About Xero Signals
Xero Signals is an initiative that aggregates Xero data from almost 10,000 New Zealand small businesses, and uses survey data of approximately 500 nationally representative small businesses and 1300 Xero customers. It identifies small business macro-economic trends and uses them to offer insights into how small business owners can streamline their business.
The Signals insights have been designed to be shared with others, so feel free to share either a full topic or just an insight tile with anyone you think may benefit.
Who Signals is for
A national survey told us that the majority (83%)* of New Zealand small business owners want to operate more efficiently. Signals is for them and for their advisors.
Small business owners’ aspirations have often been misunderstood. It’s commonly assumed that they:
must be a start up – when actually, the average length of time in business is 10 years*
want to grow their business – but for almost 70%* of New Zealand small businesses, growth is not a key driver
In fact, most business owners want their business to run more smoothly but many don’t know where to start. They often feel isolated and lack information to help them. Only 11% have activities in place to improve efficiency*.
How it works
The data behind Xero Signals
Signals insights are drawn from three sources:
A New Zealand small business market study, based on both:
a survey of 500 nationally representative small businesses (under 50 employees), and
a qualitative study based on face-to-face conversations with 45 small businesses. This study enabled us to understand and quantify the small business owner’s aspirations, attitudes and behaviours.
A Xero customer survey, based on over 1300 Xero customers, which guided us in identifying best practice behaviours.
Xero aggregated data from close to 10,000 customers.
Data confidentiality and privacy
We take the confidentiality, privacy and security of our customer data seriously. Privacy and confidentiality is maintained across these three sources of information, and we don’t identify any particular business or person individually. Rather, we look at trends from aggregated data. Xero data in Signals is grouped using automated means, so confidentiality and privacy is maintained throughout the data extraction and analysis process.
How Xero grouped data differs from survey data
Signals insights from Xero data are:
- based on grouped, real records rather than perception or guestimates
- based on longitudinal data from the same group of 10,000 small businesses over time, so the findings represent real changes no matter how small
- more timely regular updates on relevant topics
Who the Signals insights are shared with
We want all small business to benefit from this knowledge and we are sharing it with business owners, customers, accounting partners and business mentors.
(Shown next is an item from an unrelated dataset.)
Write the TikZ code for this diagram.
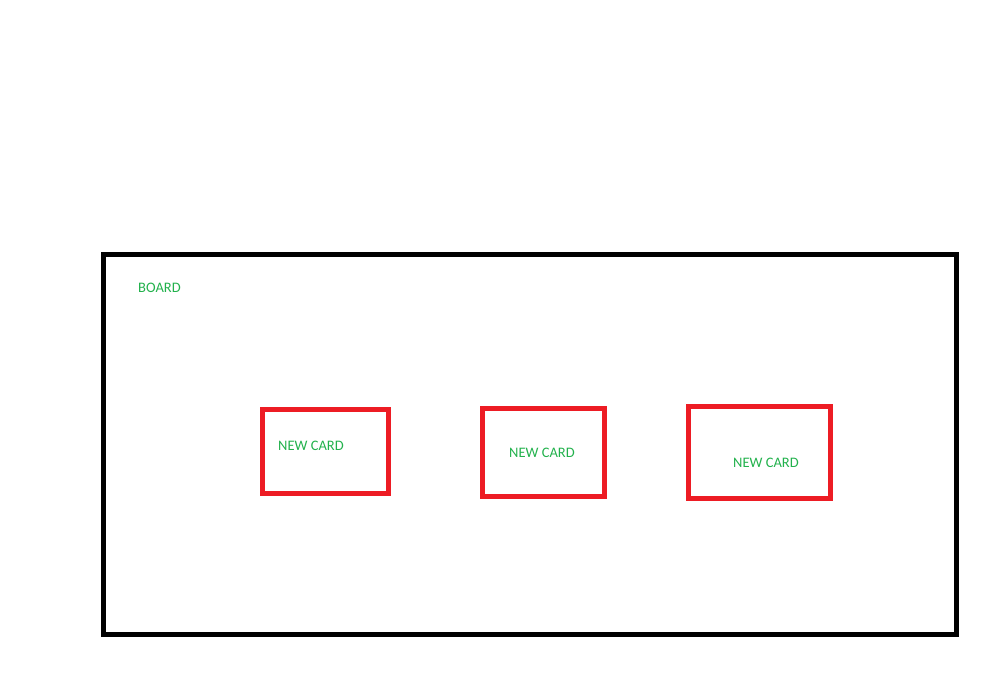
\documentclass[tikz,border=0pt]{standalone}
\usepackage{fontspec}
\setmainfont{Carlito}
\definecolor{cardred}{HTML}{ED1C24}
\definecolor{labgreen}{HTML}{22B14C}
\begin{document}
\begin{tikzpicture}[x=1pt,y=-1pt,
  board/.style={draw=black,line width=5pt},
  card/.style={draw=cardred,line width=5pt},
  lab/.style={text=labgreen,font=\fontsize{14.5}{16}\selectfont,anchor=base west,inner sep=0pt}]
\useasboundingbox (0,0) rectangle (998,672);
\draw[board] (103.5,254.5) rectangle (956.5,634.5);
\node[lab] (boardlab) at (138,292) {BOARD};
\draw[card] (262.5,409.5) rectangle (388.5,493.5);
\node[lab] (c1) at (278,450) {NEW CARD};
\draw[card] (482.5,408.5) rectangle (604.5,496.5);
\node[lab] (c2) at (509,457) {NEW CARD};
\draw[card] (688.5,406.5) rectangle (830.5,498.5);
\node[lab] (c3) at (733,467) {NEW CARD};
\end{tikzpicture}
\end{document}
Where appropriate, we plan to also share insights with government agencies so accurate shared understanding of the needs of small business can pave the way for more efficient, time-saving interactions with key agencies like Statistics New Zealand and Inland Revenue.
Why we’re sharing Signals insights
Small businesses are the backbone of the New Zealand economy and we want them to thrive. We want to support New Zealand business owners to work on their business and achieve their goals, whatever they may be: going fishing, spending time more time with family, or competing on the world stage.
Insights from Signals will highlight effective business management strategies to help drive profitability which we hope in turn will help save business owners time and money.
We are proud of New Zealand, and want to make it a better place to live, work and play. We want to do our bit to empower small business owners to be the best they can be, with insights and knowledge that we hope will make a difference to their bottom line and their confidence.
What the future holds
We will continue to report interesting New Zealand topics on a regular basis. We’ll soon be contrasting this with small business trends in other countries as well. You can sign up at the bottom of the main Signals page to get reminders when new topics are released.
Understanding small business strivers vs strugglers
Respondents to small business market studies conducted for Xero in New Zealand, Australia and the UK, were segmented into those striving versus those that were struggling. This categorisation was based on responses to a survey that included questions on revenue growth and optimism levels.
The findings show that business owners who have a more open, positive and future-focused approach to business do better than those that do not. Striving business owners are more likely to be more ambitious in their goals and progressive in the approach to business management.
It's not the attitude that drives the outcomes, but the openness to try new things even if they don’t succeed at first that is part of the learning process. Activities that strivers are more likely to engage in that make a difference are planning for the future, engaging with advisors (and trusting their expertise/advice), and employing technology to manage their business more smoothly. Interestingly, strivers don’t work more hours, but still manage to have healthier financial outcomes.